- Born: Los Angeles
- Education: Humboldt State University; California Institute of Integral Studies; Claremont Graduate University; Morgan State University;
- Known for: Studying role of structural racism on healthy aging
- Scientific career
- Fields: Epidemiology
- Institutions: Columbia University;
- Thesis: Examining the Validity of Self-care for Black Women: a Mixed Method Analysis (2018)

= Paris Adkins-Jackson =

American researcher

Paris ("AJ") Adkins-Jackson is an epidemiologist, health equity researcher, and Assistant Professor of Epidemiology and Sociomedical Sciences in the Mailman School of Public Health at Columbia University in New York. She uses mixed methods combining qualitative and quantitative data to study community health and the role of structural racism on healthy aging.
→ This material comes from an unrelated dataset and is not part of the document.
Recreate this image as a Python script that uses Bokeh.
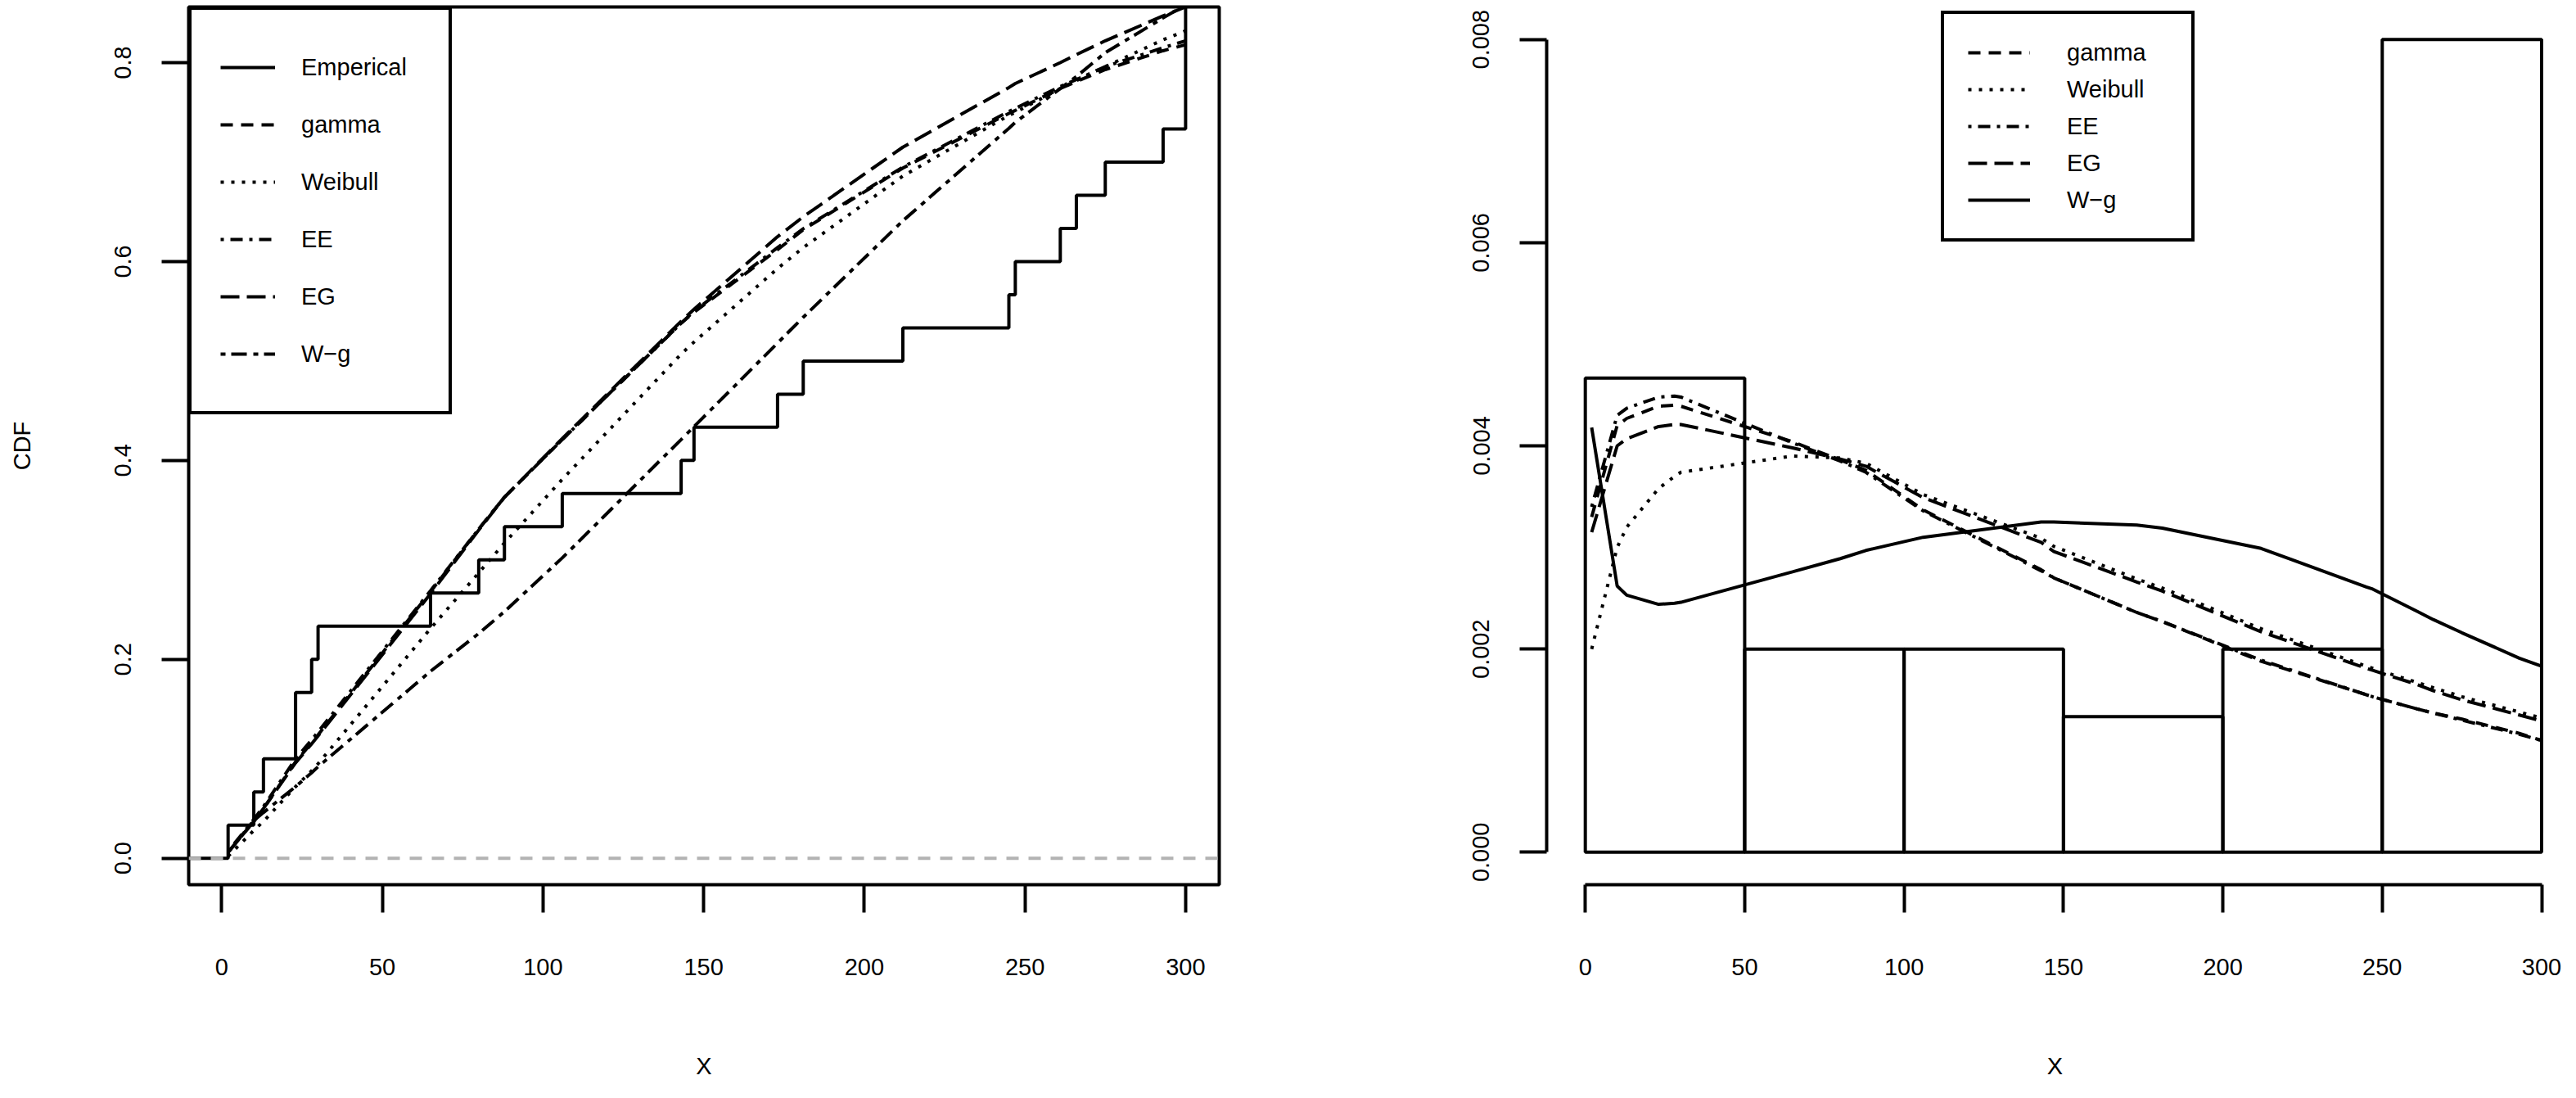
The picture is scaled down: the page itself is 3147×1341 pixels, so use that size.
import numpy as np
from bokeh.plotting import figure
from bokeh.models import Legend, LegendItem, Span, FixedTicker, NumeralTickFormatter, Range1d
from bokeh.layouts import row
from bokeh.embed import file_html
from bokeh.resources import INLINE

# ---------------- data ----------------
observations = [2, 10, 13, 23, 23, 28, 30, 65, 80, 88, 106, 143, 147, 173, 181, 212,
                245, 247, 261, 266, 275, 293, 300, 300, 300, 300, 300, 300, 300, 300]
grid = [2, 10, 13, 23, 28, 30, 65, 80, 88, 106, 143, 147, 173, 181, 212, 245, 247, 261, 266, 275, 293, 300]

# fitted CDFs (left panel)
cdf_gamma = [0.006, 0.037, 0.050, 0.097, 0.116, 0.124, 0.268, 0.331, 0.363, 0.421, 0.538, 0.549,
             0.612, 0.632, 0.694, 0.749, 0.752, 0.774, 0.781, 0.793, 0.812, 0.818]
cdf_weibull = [0.002, 0.028, 0.037, 0.072, 0.088, 0.095, 0.231, 0.287, 0.317, 0.381, 0.507, 0.519,
               0.593, 0.614, 0.686, 0.747, 0.750, 0.774, 0.782, 0.796, 0.823, 0.832]
cdf_ee = [0.007, 0.039, 0.052, 0.100, 0.119, 0.127, 0.269, 0.331, 0.363, 0.421, 0.538, 0.550,
          0.614, 0.633, 0.695, 0.751, 0.754, 0.776, 0.783, 0.796, 0.815, 0.822]
cdf_eg = [0.006, 0.037, 0.050, 0.096, 0.115, 0.123, 0.266, 0.330, 0.363, 0.422, 0.540, 0.552,
          0.625, 0.645, 0.715, 0.775, 0.779, 0.800, 0.808, 0.822, 0.847, 0.856]
cdf_wg = [0.006, 0.038, 0.046, 0.072, 0.086, 0.092, 0.188, 0.226, 0.248, 0.302, 0.421, 0.434,
          0.518, 0.544, 0.641, 0.734, 0.740, 0.774, 0.786, 0.810, 0.845, 0.858]

# fitted densities (right panel)
pdf_gamma = [0.00330, 0.00420, 0.00427, 0.00439, 0.00440, 0.00439, 0.00404, 0.00386, 0.00376, 0.00337,
             0.00278, 0.00270, 0.00236, 0.00227, 0.00188, 0.00155, 0.00153, 0.00141, 0.00137, 0.00131,
             0.00117, 0.00110]
pdf_weibull = [0.00200, 0.00300, 0.00320, 0.00358, 0.00370, 0.00374, 0.00390, 0.00388, 0.00383, 0.00352,
               0.00309, 0.00301, 0.00269, 0.00260, 0.00220, 0.00183, 0.00181, 0.00167, 0.00162, 0.00153,
               0.00138, 0.00132]
pdf_ee = [0.00340, 0.00430, 0.00437, 0.00448, 0.00449, 0.00448, 0.00403, 0.00385, 0.00374, 0.00336,
          0.00277, 0.00270, 0.00236, 0.00227, 0.00189, 0.00155, 0.00153, 0.00141, 0.00137, 0.00130,
          0.00116, 0.00110]
pdf_eg = [0.00315, 0.00400, 0.00407, 0.00419, 0.00421, 0.00421, 0.00398, 0.00387, 0.00380, 0.00349,
          0.00305, 0.00296, 0.00266, 0.00257, 0.00217, 0.00181, 0.00179, 0.00165, 0.00159, 0.00150,
          0.00135, 0.00129]
pdf_wg = [0.00418, 0.00262, 0.00253, 0.00244, 0.00245, 0.00246, 0.00276, 0.00289, 0.00297, 0.00310,
          0.00325, 0.00325, 0.00322, 0.00319, 0.00299, 0.00261, 0.00259, 0.00237, 0.00229, 0.00216,
          0.00191, 0.00183]

bin_edges = [0, 50, 100, 150, 200, 250, 300]
x_ticks = [0, 50, 100, 150, 200, 250, 300]
cdf_ticks = [0.0, 0.2, 0.4, 0.6, 0.8]
pdf_ticks = [0.000, 0.002, 0.004, 0.006, 0.008]

FONT = "Liberation Sans"
FS = "29px"
LW = 4

# dash styles
DASH_GAMMA = "15 10"
DASH_WEIB = "4 9"
DASH_EE = "4 8 15 8"
DASH_EG = "23 9"
DASH_WG = "6 7 19 8"


def style(p, yfmt):
    p.grid.visible = False
    p.background_fill_color = "white"
    p.border_fill_color = "white"
    p.xaxis.ticker = FixedTicker(ticks=x_ticks)
    p.yaxis.formatter = NumeralTickFormatter(format=yfmt)
    for ax in p.axis:
        ax.major_tick_in = 0
        ax.minor_tick_line_color = None
        ax.major_tick_line_width = LW
        ax.major_tick_line_color = "black"
        ax.axis_line_width = LW
        ax.axis_line_color = "black"
        ax.major_label_text_font = FONT
        ax.major_label_text_font_size = FS
        ax.major_label_text_color = "black"
        ax.axis_label_text_font = FONT
        ax.axis_label_text_font_size = FS
        ax.axis_label_text_font_style = "normal"
        ax.axis_label_text_color = "black"
    p.yaxis.major_tick_out = 33
    p.xaxis.major_tick_out = 34
    p.yaxis.major_label_orientation = "vertical"
    p.yaxis.major_label_standoff = 37
    p.xaxis.major_label_standoff = 56
    p.xaxis.axis_label_standoff = 92


# ---------------- left panel: CDF ----------------
p1 = figure(width=1565, height=1325, title=None,
            x_range=Range1d(-10.27, 310.47), y_range=Range1d(-0.0266, 0.856),
            output_backend="svg", toolbar_location=None,
            min_border_left=230, min_border_right=76, min_border_top=8, min_border_bottom=245,
            x_axis_label="X", y_axis_label="CDF")
style(p1, "0.0")
p1.yaxis.ticker = FixedTicker(ticks=cdf_ticks)
p1.yaxis.axis_label_standoff = 95
for ax in p1.axis:
    ax.axis_line_color = None
p1.outline_line_color = "black"
p1.outline_line_width = LW
p1.outline_line_alpha = 1.0

# empirical CDF as a step line
vals, counts = np.unique(np.array(observations), return_counts=True)
levels = np.cumsum(counts) / len(observations)
sx, sy = [p1.x_range.start], [0.0]
prev = 0.0
for v, lv in zip(vals, levels):
    sx += [v, v]
    sy += [prev, lv]
    prev = lv
sx.append(p1.x_range.end)
sy.append(prev)

r_emp = p1.line(sx, sy, line_color="black", line_width=LW)
p1.add_layout(Span(location=0, dimension="width", line_color="#b3b3b3",
                   line_width=LW, line_dash="15 12"))
r_g = p1.line(grid, cdf_gamma, line_color="black", line_width=LW, line_dash=DASH_GAMMA)
r_w = p1.line(grid, cdf_weibull, line_color="black", line_width=LW, line_dash=DASH_WEIB)
r_e = p1.line(grid, cdf_ee, line_color="black", line_width=LW, line_dash=DASH_EE)
r_eg = p1.line(grid, cdf_eg, line_color="black", line_width=LW, line_dash=DASH_EG)
r_wg = p1.line(grid, cdf_wg, line_color="black", line_width=LW, line_dash=DASH_WG)

leg1 = Legend(items=[LegendItem(label="Emperical", renderers=[r_emp]),
                     LegendItem(label="gamma", renderers=[r_g]),
                     LegendItem(label="Weibull", renderers=[r_w]),
                     LegendItem(label="EE", renderers=[r_e]),
                     LegendItem(label="EG", renderers=[r_eg]),
                     LegendItem(label="W\u2212g", renderers=[r_wg])],
              location="top_left", margin=0, padding=35, spacing=0,
              glyph_height=70, glyph_width=67, label_standoff=32, label_width=145,
              label_text_font=FONT, label_text_font_size=FS, label_text_color="black",
              border_line_color="black", border_line_width=LW, border_line_alpha=1.0,
              background_fill_color="white", background_fill_alpha=1.0)
p1.add_layout(leg1)

# ---------------- right panel: histogram + densities ----------------
p2 = figure(width=1566, height=1325, title=None,
            x_range=Range1d(-12.12, 306.8), y_range=Range1d(-0.00032, 0.00832),
            output_backend="svg", toolbar_location=None,
            min_border_left=324, min_border_right=0, min_border_top=8, min_border_bottom=245,
            x_axis_label="X")
style(p2, "0.000")
p2.yaxis.ticker = FixedTicker(ticks=pdf_ticks)
p2.outline_line_color = None
p2.xaxis.bounds = (bin_edges[0], bin_edges[-1])
p2.yaxis.bounds = (pdf_ticks[0], pdf_ticks[-1])

dens, edges = np.histogram(np.array(observations), bins=bin_edges, density=True)
p2.quad(left=edges[:-1], right=edges[1:], bottom=0, top=dens,
        fill_color=None, line_color="black", line_width=LW)

q_g = p2.line(grid, pdf_gamma, line_color="black", line_width=LW, line_dash=DASH_GAMMA)
q_w = p2.line(grid, pdf_weibull, line_color="black", line_width=LW, line_dash=DASH_WEIB)
q_e = p2.line(grid, pdf_ee, line_color="black", line_width=LW, line_dash=DASH_EE)
q_eg = p2.line(grid, pdf_eg, line_color="black", line_width=LW, line_dash=DASH_EG)
q_wg = p2.line(grid, pdf_wg, line_color="black", line_width=LW)

leg2 = Legend(items=[LegendItem(label="gamma", renderers=[q_g]),
                     LegendItem(label="Weibull", renderers=[q_w]),
                     LegendItem(label="EE", renderers=[q_e]),
                     LegendItem(label="EG", renderers=[q_eg]),
                     LegendItem(label="W\u2212g", renderers=[q_wg])],
              location=(482, 785), margin=0, padding=29, spacing=9,
              glyph_height=36, glyph_width=76, label_standoff=45, label_width=123,
              label_text_font=FONT, label_text_font_size=FS, label_text_color="black",
              border_line_color="black", border_line_width=LW, border_line_alpha=1.0,
              background_fill_color="white", background_fill_alpha=1.0)
p2.add_layout(leg2)

layout = row(p1, p2)
open("out.html", "w").write(file_html(layout, INLINE))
Adkins-Jackson grew up in south central Los Angeles, the daughter of a musician. She attended Hamilton High School. She gained a Bachelor of Arts in journalism from Humboldt State University in 2005, a Masters of Arts from California Institute of Integral Studies in cultural anthropology 2007, and a Masters of Public Health from Claremont Graduate University in 2012.

While she was a doctoral student in psychometrics at Morgan State University, she was named 2016 HBCU All-Star student by the White House Initiative on Historically Black Colleges and Universities.

She gained her PhD in 2018 with a dissertation entitled, Examining the Validity of Self-care for Black Women: a Mixed Method Analysis. In 2021, she and her colleagues published a guide for epidemiologists and other researchers on measuring structural racism.

Adkins-Jackson has studied mistrust in clinical trial participation, and is studying how police violence and incarceration of incarcerations of Black and Latinx/a/o in mid-life may contribute to memory diseases in later life. She is also testing the effectiveness of an anti-racism intervention.

Adkins-Jackson is a board member of the Society for the Analysis African American Public Health Issues, and senior research fellow at the Center for Antiracism Research for Health Equity.